• [Requirement]: Reproduce the listing below from the line with "Recreate this image" to the line with "fig.savefig('out.png', dpi=100)", both lines included, character for character, minus any pictures.

Begin Input records

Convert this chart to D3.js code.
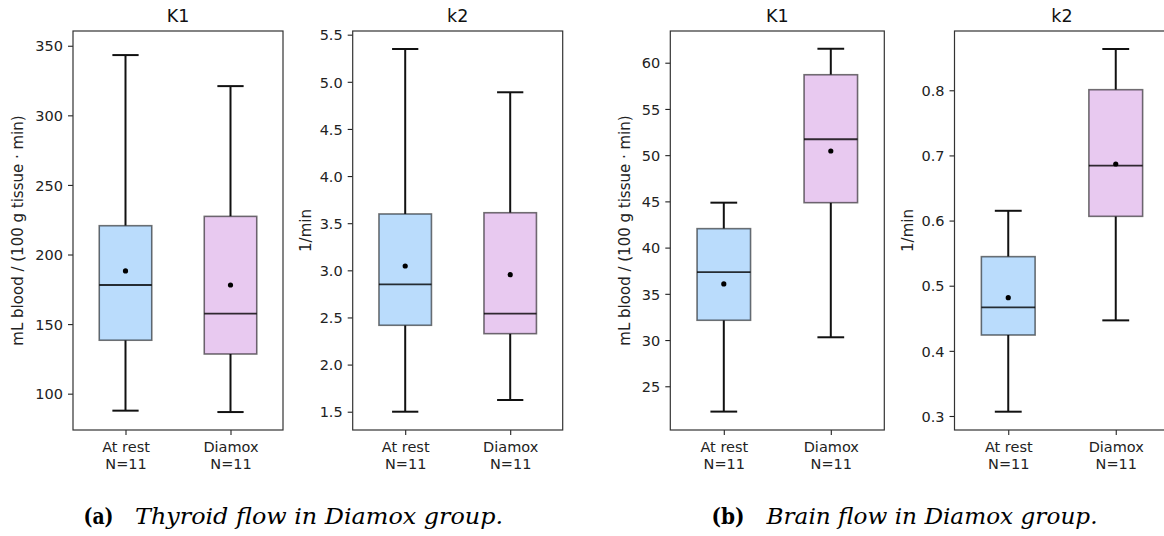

End Input records
Begin Input records

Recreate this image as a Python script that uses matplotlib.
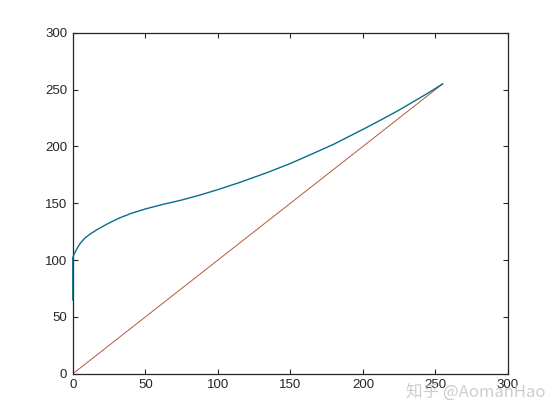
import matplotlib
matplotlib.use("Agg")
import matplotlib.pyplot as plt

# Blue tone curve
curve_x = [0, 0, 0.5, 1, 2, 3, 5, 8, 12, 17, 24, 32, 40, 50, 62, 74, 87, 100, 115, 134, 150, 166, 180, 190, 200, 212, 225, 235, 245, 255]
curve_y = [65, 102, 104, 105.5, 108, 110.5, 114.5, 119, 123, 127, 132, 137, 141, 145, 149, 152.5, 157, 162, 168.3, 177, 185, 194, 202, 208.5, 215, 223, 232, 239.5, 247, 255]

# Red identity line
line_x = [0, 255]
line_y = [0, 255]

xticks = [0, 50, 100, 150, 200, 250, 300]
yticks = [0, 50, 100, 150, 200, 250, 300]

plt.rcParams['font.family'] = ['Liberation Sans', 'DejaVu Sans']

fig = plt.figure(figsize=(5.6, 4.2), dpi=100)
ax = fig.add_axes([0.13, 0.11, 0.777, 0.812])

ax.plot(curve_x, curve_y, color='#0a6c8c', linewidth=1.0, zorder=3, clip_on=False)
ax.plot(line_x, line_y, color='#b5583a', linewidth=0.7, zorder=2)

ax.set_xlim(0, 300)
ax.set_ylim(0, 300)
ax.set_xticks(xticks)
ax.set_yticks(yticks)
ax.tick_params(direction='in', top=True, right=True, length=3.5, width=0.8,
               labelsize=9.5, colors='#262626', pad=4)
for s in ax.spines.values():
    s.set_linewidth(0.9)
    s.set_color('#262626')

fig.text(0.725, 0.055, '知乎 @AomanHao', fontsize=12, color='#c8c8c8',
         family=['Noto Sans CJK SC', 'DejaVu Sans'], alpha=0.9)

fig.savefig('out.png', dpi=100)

End Input records

• [Reply]:
Recreate this image as a Python script that uses matplotlib.
import matplotlib
matplotlib.use("Agg")
import matplotlib.pyplot as plt

# Blue tone curve
curve_x = [0, 0, 0.5, 1, 2, 3, 5, 8, 12, 17, 24, 32, 40, 50, 62, 74, 87, 100, 115, 134, 150, 166, 180, 190, 200, 212, 225, 235, 245, 255]
curve_y = [65, 102, 104, 105.5, 108, 110.5, 114.5, 119, 123, 127, 132, 137, 141, 145, 149, 152.5, 157, 162, 168.3, 177, 185, 194, 202, 208.5, 215, 223, 232, 239.5, 247, 255]

# Red identity line
line_x = [0, 255]
line_y = [0, 255]

xticks = [0, 50, 100, 150, 200, 250, 300]
yticks = [0, 50, 100, 150, 200, 250, 300]

plt.rcParams['font.family'] = ['Liberation Sans', 'DejaVu Sans']

fig = plt.figure(figsize=(5.6, 4.2), dpi=100)
ax = fig.add_axes([0.13, 0.11, 0.777, 0.812])

ax.plot(curve_x, curve_y, color='#0a6c8c', linewidth=1.0, zorder=3, clip_on=False)
ax.plot(line_x, line_y, color='#b5583a', linewidth=0.7, zorder=2)

ax.set_xlim(0, 300)
ax.set_ylim(0, 300)
ax.set_xticks(xticks)
ax.set_yticks(yticks)
ax.tick_params(direction='in', top=True, right=True, length=3.5, width=0.8,
               labelsize=9.5, colors='#262626', pad=4)
for s in ax.spines.values():
    s.set_linewidth(0.9)
    s.set_color('#262626')

fig.text(0.725, 0.055, '知乎 @AomanHao', fontsize=12, color='#c8c8c8',
         family=['Noto Sans CJK SC', 'DejaVu Sans'], alpha=0.9)

fig.savefig('out.png', dpi=100)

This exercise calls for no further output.